Mack tends to the captain's dog and admires her puppies. The captain tells Mack he can have one of them. The captain's wife, a politician, is away, and Mack and the boys are glad she is. They know she would recognize them for the threat they pose to "neatness, order, and properness." The captain offers the boys a drink of his homemade whiskey, and they agree to have just one small glass before beginning the frog hunt. This turns into two hours of drinking.

Men have hunted frogs for millennia, and the rules of the hunt are clear to both sides. Mack and the boys have a new "bold" approach that the frogs could never have anticipated. The frogs are not prepared for "the horror" that ensues. The men line up and walk through the pond, driving the frogs out of the pond to one end where the men scoop them up by the hundreds into bags. The frogs "swam frantically" and "crawled, leaped, scrambled" to get away only to be plopped into sacks. The captain enjoys the hunt immensely, and falls asleep on the kitchen floor. Mack knows the captain will wake up in a different mood, and the thought of his wife returning makes Mack "shiver." He picks his puppy and takes the whiskey jug as they leave.

Analysis

In Chapter 15 the author returns to the plot of the frog hunt. Mack's charm has earned the men an even better spot for catching frogs, the pond next to the captain's house. Even better, befriending the captain leads to a free puppy and a jug of homemade whiskey. After drinking for hours, the boys finally get around to catching the frogs, which is the whole reason they are there. They are very successful by the end of the chapter, catching even more frogs than they need.

The frog hunt is one of the funniest scenes in the novel. It is also thematically a pivotal point. The author narrates the hunt from the frogs' point of view. It is comic to imagine frogs thinking about the acceptable rules of frog hunting only to be horrified by the unconventional, surprise attack. The mental picture of Mack and the boys drunkenly splashing through the pond, all in a row, flushing frogs out of the water is humorous. It's far from Doc and Hazel's scientific observation and specimen collection described earlier in the novel, which makes it even more comical. But it also gives a small, horrifying glimpse into the reason so many people in Cannery Row are content with what they have. They have been the frogs. The Great Depression and two world wars changed their world forever. A return to the normal order of things, in which an occasional frog gets caught in a net and most of them live peaceably, is sublime. And they cling to their little pond with everything they have.

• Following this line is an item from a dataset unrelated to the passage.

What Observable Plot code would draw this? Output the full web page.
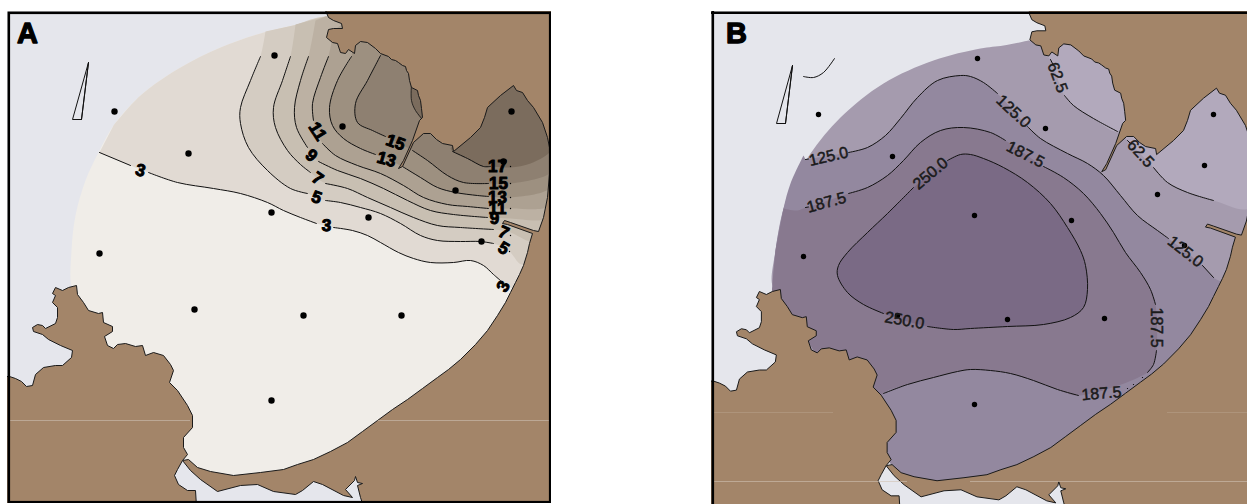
<!DOCTYPE html>
<html><head><meta charset="utf-8">
<script src="https://cdn.jsdelivr.net/npm/d3@7"></script>
<script src="https://cdn.jsdelivr.net/npm/@observablehq/plot@0.6"></script>
<style>
html,body{margin:0;padding:0;background:#fff;width:1247px;height:504px;overflow:hidden}
#a,#b{position:absolute}
#a{left:7px;top:11px}#b{left:711px;top:11px}
svg{display:block}
</style></head><body><div id="a"></div><div id="b"></div>
<script>
// ---- coast (panel A reference frame) ----
const coastEast=[[325,10],[328,17],[333,20],[341,23],[342,28],[333,28],[328,29],[326,37],[332,42],[337,43],[340,52],[345,53],[348,49],[354,53],[355,45],[360,41],[367,42],[375,48],[380,53],[388,56],[391,59],[395,60],[398,62],[402,65],[405,66],[406,70],[408,73],[409,80],[411,87],[417,90],[418,95],[420,100],[421,108],[422,117],[419,120],[412,140],[403,160],[398,168],[402,166],[413,142],[423,133],[430,133],[436,139],[442,143],[452,145],[453,151],[470,137],[480,127],[484,117],[487,107],[500,95],[513,85],[516,90],[522,92],[527,100],[533,107],[542,122],[547,137],[549,147],[549,173],[547,197],[543,217],[538,231],[533,230],[510,222],[504,220],[502,223],[507,224],[532,233],[529,243],[527,252],[523,265],[519,274],[515,282],[510,292],[505,302],[497,315],[487,330],[475,344],[460,359],[448,369],[437,377],[422,388],[407,399],[392,409],[377,420],[362,431],[347,442],[330,451],[313,459],[297,464],[283,469],[260,472],[233,475],[210,471],[197,467],[188,459],[182,460],[190,470],[200,479],[217,491],[240,485],[257,484],[273,491],[295,494],[302,490],[313,481],[322,484],[343,495],[352,497],[345,489],[354,480],[355,476],[357,482],[362,483],[357,485],[360,497],[363,506],[560,506],[560,5],[325,5]];
const coastWest=[[4,376],[9,376],[15,378],[21,381],[26,386],[32,385],[35,374],[43,367],[55,365],[62,365],[71,357],[72,350],[60,345],[48,339],[42,334],[33,331],[32,327],[37,324],[42,325],[45,328],[55,323],[57,317],[57,307],[52,302],[55,295],[52,293],[55,287],[62,290],[68,287],[76,285],[77,294],[83,302],[88,310],[98,313],[102,312],[103,322],[112,326],[112,331],[104,336],[107,345],[113,348],[117,344],[125,343],[135,346],[142,345],[145,355],[153,352],[163,355],[170,364],[173,370],[169,382],[177,390],[187,405],[192,415],[192,427],[183,437],[183,447],[187,454],[182,460],[177,469],[174,475],[178,484],[187,490],[195,490],[196,506],[4,506]];
const arcA=[[325,18],[297,24],[263,32],[220,47],[180,67],[140,95],[113,125],[98,152],[85,180],[75,215],[71,250],[71,285]];
const regionRestA=[[76,292],[100,340],[185,460],[200,474],[300,478],[420,405],[500,335],[535,260],[556,225],[556,130],[510,70],[400,28]];
// ---- contours panel A ----
const c3=[[[99,152],[130,165]],[[148,172],[177,182],[213,188],[240,193],[267,202],[283,210],[300,217],[316,223]],[[333,227],[352,230],[367,235],[380,242],[398,252],[413,258],[430,262],[453,262],[470,260],[483,265],[493,274],[500,280]]];
const c5=[[[260,56],[250,80],[240,107],[240,123],[248,147],[267,170],[290,188],[307,193]],[[325,200],[340,202],[360,207],[380,213],[400,223],[420,235],[437,240],[460,241],[480,241],[493,243]]];
const c7=[[[290,56],[282,80],[273,107],[275,127],[287,150],[300,164],[310,172]],[[325,183],[347,188],[367,197],[390,207],[413,217],[437,225],[460,227],[493,229]]];
const c9=[[[308,56],[300,80],[294,107],[296,127],[307,147]],[[318,161],[337,170],[360,178],[383,188],[407,200],[430,210],[453,214],[487,217]]];
const c11=[[[328,56],[320,77],[312,103],[313,120]],[[322,143],[335,155],[357,165],[380,173],[403,185],[423,197],[447,204],[467,206],[488,208]]];
const c13=[[[351,56],[337,80],[329,107],[332,125],[343,138],[360,148],[375,154]],[[402,166],[420,177],[437,187],[455,192],[477,195],[488,196]]];
const c15=[[[380,55],[367,80],[355,103],[357,122],[372,130],[385,136]],[[412,150],[427,160],[447,175],[463,182],[488,183]]];
const c17=[[[452,151],[467,158],[483,166],[490,166]]];
const bayPatch=[[411,84],[411,100],[415,110],[423,120],[430,110],[428,84]];
const closeNE=[[556,110],[530,70],[400,28]];
const ticksA=[[510,166],[510,183],[510,197],[510,208],[510,235],[509,251]];
const dotsA=[[114,111],[188,153],[274,55],[342,126],[455,190],[511,111],[271,212],[368,217],[481,241],[99,253],[194,309],[303,315],[401,315],[271,400],[503,161]];
const labelsA=[["3",140,170,15],["3",326,225,3],["3",503,286,-60],["5",316,197,20],["5",503,248,30],["7",317,178,35],["7",503,232,25],["9",311,155,40],["9",494,218,0],["11",317,131,58],["11",497,208,0],["13",386,159,15],["13",497,197,0],["15",395,142,20],["15",498,183,0],["17",497,166,0]];
const wedgeA=[[88,62],[72,119],[81,119],[88,62]];
const seamsA=[[9,190,420],[378,549,420]];
// ---- panel B ----
const arcB=[[1028,40],[1003,45],[980,48],[933,60],[883,83],[840,117],[810,153],[793,183],[783,208],[775,250],[772,285]];
const c625n=[[[1050,59],[1052,63]],[[1064,95],[1073,105],[1093,118],[1117,131]]];
const c625e=[[[1127,140],[1130,143]],[[1153,167],[1167,182],[1187,192],[1213,200]]];
const c125=[[[805,159],[808,158.5]],[[848,152],[867,147],[885,135],[900,118],[917,97],[937,80],[960,75],[970,76],[983,82],[997,93]],[[1027,126],[1040,138],[1067,153],[1087,163],[1103,175],[1120,195],[1137,215],[1157,230],[1168,238]],[[1202,265],[1213,277]]];
const c1875=[[[805,207],[808,206.5]],[[848,193],[867,187],[887,175],[903,160],[920,142],[940,130],[963,127],[990,132],[1005,140]],[[1043,166],[1063,177],[1083,193],[1100,213],[1113,232],[1125,252],[1140,272],[1150,289],[1155,304]],[[1156,350],[1153,364],[1147,372]],[[1078,395],[1057,389],[1033,380],[1010,373],[990,370],[970,369],[957,371],[933,377],[907,384],[883,393]]];
const c250=[[[947,160],[960,154],[970,154],[983,158],[1003,167],[1027,182],[1050,203],[1067,227],[1080,250],[1085,265],[1087,289],[1083,307],[1070,317],[1043,324],[1007,326],[970,328],[953,329],[927,326]],[[883,313],[863,304],[847,292],[837,275],[838,265],[847,252],[867,232],[887,213],[913,187]]];
const strayB=[[803,76],[813,77],[823,72],[834,58]];
const wedgeB=[[792,65],[776,123],[785,123],[792,65]];
const ticksB=[[1142,377],[1133,384],[1127,388]];
const dotsB=[[818,114],[892,156],[977,58],[1045,128],[1157,194],[1213,114],[1204,165],[974,215],[1071,220],[803,256],[1007,319],[1104,318],[974,404],[1184,245],[897,315]];
const labelsB=[["125.0",828,156,-13],["187.5",826,202,-15],["250.0",930,173,-40],["125.0",1013,111,43],["187.5",1025,154,27],["62.5",1057,77,70],["62.5",1140,153,47],["125.0",1185,251,38],["187.5",1156,327,90],["187.5",1101,393,-5],["250.0",904,320,10]];
const seamsB=[[713,833,412,.25],[1167,1247,412,.25],[713,907,481,.6],[970,1247,481,.6]];

const LAND="#a38569",SEA="#e5e6ec",INK="#111";
const X=d=>d[0],Y=d=>d[1];
const toB=p=>[p[0]*.998+704,p[1]*1.0066+2.1];
const flat=s=>s.flat();
const soft=(pts,fill)=>Plot.line(pts,{x:X,y:Y,fill,stroke:"none",curve:"catmull-rom",clip:true});
const hard=(pts,fill,stroke="none",sw=1)=>Plot.line(pts,{x:X,y:Y,fill,stroke,strokeWidth:sw,clip:true});
const lines=(segs,sw=1)=>segs.map(s=>Plot.line(s,{x:X,y:Y,stroke:INK,strokeWidth:sw,curve:"catmull-rom",clip:true}));
const dots=(d,r)=>Plot.dot(d,{x:X,y:Y,r,fill:"#000",stroke:"none",clip:true});
const text=(d,size,weight,sw,fill)=>Plot.text(d,{x:d=>d[1],y:d=>d[2],text:d=>d[0],rotate:d=>d[3],fontSize:size,fontWeight:weight,fontFamily:"Liberation Sans",fill,stroke:fill,strokeWidth:sw,clip:true});
const seam=(d,col)=>d.map(s=>Plot.ruleY([s[2]],{x1:s[0],x2:s[1],stroke:col,strokeOpacity:s[3]??.75,strokeWidth:1,clip:true}));

// Panel A bands
const bandsA=[
 [[...flat(c3),[516,288],[540,250],[556,200],...closeNE,[325,16],...arcA.slice(1,7)],"#e1dad3"],
 [[[265,31],...flat(c5),[508,250],[521,264],[532,258],[556,200],...closeNE,[325,16],[297,24]],"#d4ccc2"],
 [[[295,24],...flat(c7),[510,232],[530,241],[540,238],[556,200],...closeNE,[325,16]],"#c8bfb2"],
 [[[315,20],...flat(c9),[510,218],[546,218],[556,200],...closeNE,[325,16]],"#bcb1a3"],
 [[[333,30],...flat(c11),[510,208],[548,206],[556,190],...closeNE,[340,25]],"#ada192"],
 [[[352,48],...flat(c13),[510,197],[549,188],[556,170],...closeNE,[355,35]],"#9d9080"],
 [[[381,50],...flat(c15),[510,183],[549,173],[556,160],...closeNE],"#8e8071"],
 [[[450,148],...flat(c17),[510,167],[530,163],[549,152],[556,140],[530,70],[470,120]],"#7b6c5d"]
];
const planA=Plot.plot({width:544,height:492,margin:0,
 x:{domain:[7,551],axis:null},y:{domain:[503,11],axis:null},
 marks:[
  Plot.frame({fill:SEA,stroke:"none"}),
  soft([...arcA,...regionRestA],"#f0ede8"),
  ...bandsA.map(b=>soft(b[0],b[1])),
  ...[c3,c5,c7,c9,c11,c13,c15,c17].flatMap(c=>lines(c)),
  soft(bayPatch,"#7b6c5d"),
  Plot.line(bayPatch.slice(0,4),{x:X,y:Y,stroke:INK,strokeWidth:.8,curve:"catmull-rom",clip:true}),
  hard(coastEast,LAND,"#1a1a1a",1),
  hard(coastWest,LAND,"#1a1a1a",1),
  ...seam(seamsA,"#c4b4a4"),
  hard(wedgeA,"none",INK,1),
  Plot.line([[88,62],[81,119]],{x:X,y:Y,stroke:INK,strokeWidth:1}),
  dots(ticksA,.7),
  dots(dotsA,3.2),
  text(labelsA,17,700,1,"#000"),
  Plot.text(["A"],{x:[27],y:[33],fontSize:29,fontWeight:700,fontFamily:"Liberation Sans",fill:"#000",stroke:"#000",strokeWidth:1.3}),
  Plot.frame({stroke:"#000",strokeWidth:2.6,inset:1.3})
 ]});
document.getElementById("a").append(planA);

// Panel B bands
const coastEB=coastEast.map(toB),coastWB=coastWest.map(toB);
const bandsB=[
 [[...flat(c625n),[1130,110],[1110,60],[1055,45],[1045,55]],"#b2a9bc"],
 [[[1124,136],...flat(c625e),[1250,207],[1256,100],[1210,80]],"#b2a9bc"],
 [[...flat(c125),[1224,285],[1205,340],[1165,385],[1130,410],[1016,478],[905,480],[870,420],[820,360],[795,320],[772,292],...arcB.slice(-3).reverse(),[790,183],[803,155]],"#93889f"],
 [[[783,208],[797,210],...flat(c1875),[870,420],[820,360],[795,320],[772,292],[772,285],[775,250]],"#88798f"],
 [[...flat(c250)],"#7a6a85"]
];
const planB=Plot.plot({width:536,height:493,margin:0,
 x:{domain:[711,1247],axis:null},y:{domain:[504,11],axis:null},
 marks:[
  Plot.frame({fill:SEA,stroke:"none"}),
  soft([...arcB,[780,292],[800,340],[890,460],[905,480],[1016,478],[1130,410],[1165,385],[1205,340],[1224,285],[1260,230],[1260,130],[1210,75],[1100,40]],"#a59bae"),
  ...bandsB.map(b=>soft(b[0],b[1])),
  ...[c625n,c625e,c125,c1875,c250].flatMap(c=>lines(c)),
  Plot.line(strayB,{x:X,y:Y,stroke:INK,strokeWidth:1,curve:"catmull-rom",clip:true}),
  hard(coastEB,LAND,"#1a1a1a",1),
  hard(coastWB,LAND,"#1a1a1a",1),
  ...seam(seamsB,"#d0c2b2"),
  hard(wedgeB,"none",INK,1),
  Plot.line([[792,65],[785,123]],{x:X,y:Y,stroke:INK,strokeWidth:1}),
  dots(ticksB,.6),
  dots(dotsB,2.7),
  text(labelsB,16,400,.5,"#1a1a1a"),
  Plot.text(["B"],{x:[736],y:[33],fontSize:29,fontWeight:700,fontFamily:"Liberation Sans",fill:"#000",stroke:"#000",strokeWidth:1.3}),
  Plot.ruleX([712.3],{stroke:"#000",strokeWidth:2.6}),
  Plot.ruleY([12.3],{stroke:"#000",strokeWidth:2.6})
 ]});
document.getElementById("b").append(planB);
</script></body></html>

Wives like the captain's wife are the enemy of Mack and the boys because wives represent everything the men want to avoid—responsibility, obligations, and social expectations. They are suspicious of wives in general, avoiding them whenever possible. Readers may interpret this as misogynistic, especially in light of the few positive representations of women in the novel, most of whom are prostitutes. But the wives also represent the culture that expects all of the characters in the novel to return to life pre-war and pre-depression, which for many people in the mid-20th century was an impossibility.